(Set task)
Return each line of the material verbatim.

(Source data)
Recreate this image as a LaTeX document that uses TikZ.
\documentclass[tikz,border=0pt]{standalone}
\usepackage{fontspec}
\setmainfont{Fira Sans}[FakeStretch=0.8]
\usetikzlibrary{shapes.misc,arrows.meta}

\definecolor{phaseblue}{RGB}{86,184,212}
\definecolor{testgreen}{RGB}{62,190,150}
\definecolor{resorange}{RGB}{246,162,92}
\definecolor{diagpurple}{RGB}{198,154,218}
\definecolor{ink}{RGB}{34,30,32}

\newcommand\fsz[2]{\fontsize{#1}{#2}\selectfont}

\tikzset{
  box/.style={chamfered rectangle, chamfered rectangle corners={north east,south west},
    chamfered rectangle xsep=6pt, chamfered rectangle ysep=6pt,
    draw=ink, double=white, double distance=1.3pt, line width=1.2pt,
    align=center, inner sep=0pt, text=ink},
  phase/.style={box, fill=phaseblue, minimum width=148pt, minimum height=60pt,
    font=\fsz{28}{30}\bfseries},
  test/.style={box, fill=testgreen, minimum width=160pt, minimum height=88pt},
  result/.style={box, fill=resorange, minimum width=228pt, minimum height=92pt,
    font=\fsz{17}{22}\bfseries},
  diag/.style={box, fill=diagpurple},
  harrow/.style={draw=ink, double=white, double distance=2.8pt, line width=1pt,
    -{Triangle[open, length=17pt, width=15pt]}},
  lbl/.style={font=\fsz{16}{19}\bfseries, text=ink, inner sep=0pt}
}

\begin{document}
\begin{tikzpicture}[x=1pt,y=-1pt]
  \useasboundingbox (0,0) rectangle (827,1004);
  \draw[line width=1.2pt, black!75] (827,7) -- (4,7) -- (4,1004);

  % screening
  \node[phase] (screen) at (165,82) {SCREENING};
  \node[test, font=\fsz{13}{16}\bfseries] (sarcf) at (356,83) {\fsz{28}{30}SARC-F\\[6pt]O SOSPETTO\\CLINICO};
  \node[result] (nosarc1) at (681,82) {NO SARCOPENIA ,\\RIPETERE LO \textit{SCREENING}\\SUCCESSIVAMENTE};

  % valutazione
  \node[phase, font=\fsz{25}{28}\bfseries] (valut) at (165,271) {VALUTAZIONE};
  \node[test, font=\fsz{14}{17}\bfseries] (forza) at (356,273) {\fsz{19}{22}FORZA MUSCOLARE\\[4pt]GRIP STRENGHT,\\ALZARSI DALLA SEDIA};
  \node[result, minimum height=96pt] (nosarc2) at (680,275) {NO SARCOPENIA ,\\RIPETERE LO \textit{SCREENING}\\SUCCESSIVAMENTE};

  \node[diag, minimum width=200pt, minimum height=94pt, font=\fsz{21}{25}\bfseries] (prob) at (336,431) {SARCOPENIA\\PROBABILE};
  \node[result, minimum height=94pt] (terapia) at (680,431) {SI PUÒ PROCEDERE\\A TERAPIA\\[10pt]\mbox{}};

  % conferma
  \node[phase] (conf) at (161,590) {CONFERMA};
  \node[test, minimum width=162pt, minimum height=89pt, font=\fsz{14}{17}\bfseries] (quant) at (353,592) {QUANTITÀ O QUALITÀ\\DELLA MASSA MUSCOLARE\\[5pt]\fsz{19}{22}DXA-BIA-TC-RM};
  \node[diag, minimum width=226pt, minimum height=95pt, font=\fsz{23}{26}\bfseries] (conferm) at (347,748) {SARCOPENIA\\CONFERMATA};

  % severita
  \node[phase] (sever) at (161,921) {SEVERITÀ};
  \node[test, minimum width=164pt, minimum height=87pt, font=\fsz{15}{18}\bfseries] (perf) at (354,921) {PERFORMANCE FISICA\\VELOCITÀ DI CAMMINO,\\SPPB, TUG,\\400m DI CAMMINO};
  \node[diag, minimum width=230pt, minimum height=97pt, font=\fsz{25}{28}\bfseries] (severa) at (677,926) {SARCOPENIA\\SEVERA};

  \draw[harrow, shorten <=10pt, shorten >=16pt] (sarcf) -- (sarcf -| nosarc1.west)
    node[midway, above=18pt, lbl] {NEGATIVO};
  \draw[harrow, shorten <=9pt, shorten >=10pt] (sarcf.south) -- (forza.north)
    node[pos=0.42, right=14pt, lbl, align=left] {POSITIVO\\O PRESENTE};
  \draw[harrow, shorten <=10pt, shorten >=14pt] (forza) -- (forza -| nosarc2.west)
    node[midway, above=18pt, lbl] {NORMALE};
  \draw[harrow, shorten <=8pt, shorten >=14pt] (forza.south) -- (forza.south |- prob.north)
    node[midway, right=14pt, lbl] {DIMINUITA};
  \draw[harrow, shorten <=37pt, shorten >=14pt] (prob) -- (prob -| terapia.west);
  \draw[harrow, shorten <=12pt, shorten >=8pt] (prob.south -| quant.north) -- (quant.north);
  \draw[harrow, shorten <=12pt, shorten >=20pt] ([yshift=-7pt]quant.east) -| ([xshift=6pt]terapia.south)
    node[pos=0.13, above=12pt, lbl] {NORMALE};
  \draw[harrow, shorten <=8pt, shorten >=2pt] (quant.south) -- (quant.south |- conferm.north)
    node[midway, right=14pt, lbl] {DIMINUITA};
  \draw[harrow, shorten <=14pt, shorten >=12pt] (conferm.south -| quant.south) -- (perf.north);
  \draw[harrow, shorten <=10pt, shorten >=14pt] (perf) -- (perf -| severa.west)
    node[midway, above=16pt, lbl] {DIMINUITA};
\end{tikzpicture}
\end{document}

(Solution below)
Recreate this image as a LaTeX document that uses TikZ.
\documentclass[tikz,border=0pt]{standalone}
\usepackage{fontspec}
\setmainfont{Fira Sans}[FakeStretch=0.8]
\usetikzlibrary{shapes.misc,arrows.meta}

\definecolor{phaseblue}{RGB}{86,184,212}
\definecolor{testgreen}{RGB}{62,190,150}
\definecolor{resorange}{RGB}{246,162,92}
\definecolor{diagpurple}{RGB}{198,154,218}
\definecolor{ink}{RGB}{34,30,32}

\newcommand\fsz[2]{\fontsize{#1}{#2}\selectfont}

\tikzset{
  box/.style={chamfered rectangle, chamfered rectangle corners={north east,south west},
    chamfered rectangle xsep=6pt, chamfered rectangle ysep=6pt,
    draw=ink, double=white, double distance=1.3pt, line width=1.2pt,
    align=center, inner sep=0pt, text=ink},
  phase/.style={box, fill=phaseblue, minimum width=148pt, minimum height=60pt,
    font=\fsz{28}{30}\bfseries},
  test/.style={box, fill=testgreen, minimum width=160pt, minimum height=88pt},
  result/.style={box, fill=resorange, minimum width=228pt, minimum height=92pt,
    font=\fsz{17}{22}\bfseries},
  diag/.style={box, fill=diagpurple},
  harrow/.style={draw=ink, double=white, double distance=2.8pt, line width=1pt,
    -{Triangle[open, length=17pt, width=15pt]}},
  lbl/.style={font=\fsz{16}{19}\bfseries, text=ink, inner sep=0pt}
}

\begin{document}
\begin{tikzpicture}[x=1pt,y=-1pt]
  \useasboundingbox (0,0) rectangle (827,1004);
  \draw[line width=1.2pt, black!75] (827,7) -- (4,7) -- (4,1004);

  % screening
  \node[phase] (screen) at (165,82) {SCREENING};
  \node[test, font=\fsz{13}{16}\bfseries] (sarcf) at (356,83) {\fsz{28}{30}SARC-F\\[6pt]O SOSPETTO\\CLINICO};
  \node[result] (nosarc1) at (681,82) {NO SARCOPENIA ,\\RIPETERE LO \textit{SCREENING}\\SUCCESSIVAMENTE};

  % valutazione
  \node[phase, font=\fsz{25}{28}\bfseries] (valut) at (165,271) {VALUTAZIONE};
  \node[test, font=\fsz{14}{17}\bfseries] (forza) at (356,273) {\fsz{19}{22}FORZA MUSCOLARE\\[4pt]GRIP STRENGHT,\\ALZARSI DALLA SEDIA};
  \node[result, minimum height=96pt] (nosarc2) at (680,275) {NO SARCOPENIA ,\\RIPETERE LO \textit{SCREENING}\\SUCCESSIVAMENTE};

  \node[diag, minimum width=200pt, minimum height=94pt, font=\fsz{21}{25}\bfseries] (prob) at (336,431) {SARCOPENIA\\PROBABILE};
  \node[result, minimum height=94pt] (terapia) at (680,431) {SI PUÒ PROCEDERE\\A TERAPIA\\[10pt]\mbox{}};

  % conferma
  \node[phase] (conf) at (161,590) {CONFERMA};
  \node[test, minimum width=162pt, minimum height=89pt, font=\fsz{14}{17}\bfseries] (quant) at (353,592) {QUANTITÀ O QUALITÀ\\DELLA MASSA MUSCOLARE\\[5pt]\fsz{19}{22}DXA-BIA-TC-RM};
  \node[diag, minimum width=226pt, minimum height=95pt, font=\fsz{23}{26}\bfseries] (conferm) at (347,748) {SARCOPENIA\\CONFERMATA};

  % severita
  \node[phase] (sever) at (161,921) {SEVERITÀ};
  \node[test, minimum width=164pt, minimum height=87pt, font=\fsz{15}{18}\bfseries] (perf) at (354,921) {PERFORMANCE FISICA\\VELOCITÀ DI CAMMINO,\\SPPB, TUG,\\400m DI CAMMINO};
  \node[diag, minimum width=230pt, minimum height=97pt, font=\fsz{25}{28}\bfseries] (severa) at (677,926) {SARCOPENIA\\SEVERA};

  \draw[harrow, shorten <=10pt, shorten >=16pt] (sarcf) -- (sarcf -| nosarc1.west)
    node[midway, above=18pt, lbl] {NEGATIVO};
  \draw[harrow, shorten <=9pt, shorten >=10pt] (sarcf.south) -- (forza.north)
    node[pos=0.42, right=14pt, lbl, align=left] {POSITIVO\\O PRESENTE};
  \draw[harrow, shorten <=10pt, shorten >=14pt] (forza) -- (forza -| nosarc2.west)
    node[midway, above=18pt, lbl] {NORMALE};
  \draw[harrow, shorten <=8pt, shorten >=14pt] (forza.south) -- (forza.south |- prob.north)
    node[midway, right=14pt, lbl] {DIMINUITA};
  \draw[harrow, shorten <=37pt, shorten >=14pt] (prob) -- (prob -| terapia.west);
  \draw[harrow, shorten <=12pt, shorten >=8pt] (prob.south -| quant.north) -- (quant.north);
  \draw[harrow, shorten <=12pt, shorten >=20pt] ([yshift=-7pt]quant.east) -| ([xshift=6pt]terapia.south)
    node[pos=0.13, above=12pt, lbl] {NORMALE};
  \draw[harrow, shorten <=8pt, shorten >=2pt] (quant.south) -- (quant.south |- conferm.north)
    node[midway, right=14pt, lbl] {DIMINUITA};
  \draw[harrow, shorten <=14pt, shorten >=12pt] (conferm.south -| quant.south) -- (perf.north);
  \draw[harrow, shorten <=10pt, shorten >=14pt] (perf) -- (perf -| severa.west)
    node[midway, above=16pt, lbl] {DIMINUITA};
\end{tikzpicture}
\end{document}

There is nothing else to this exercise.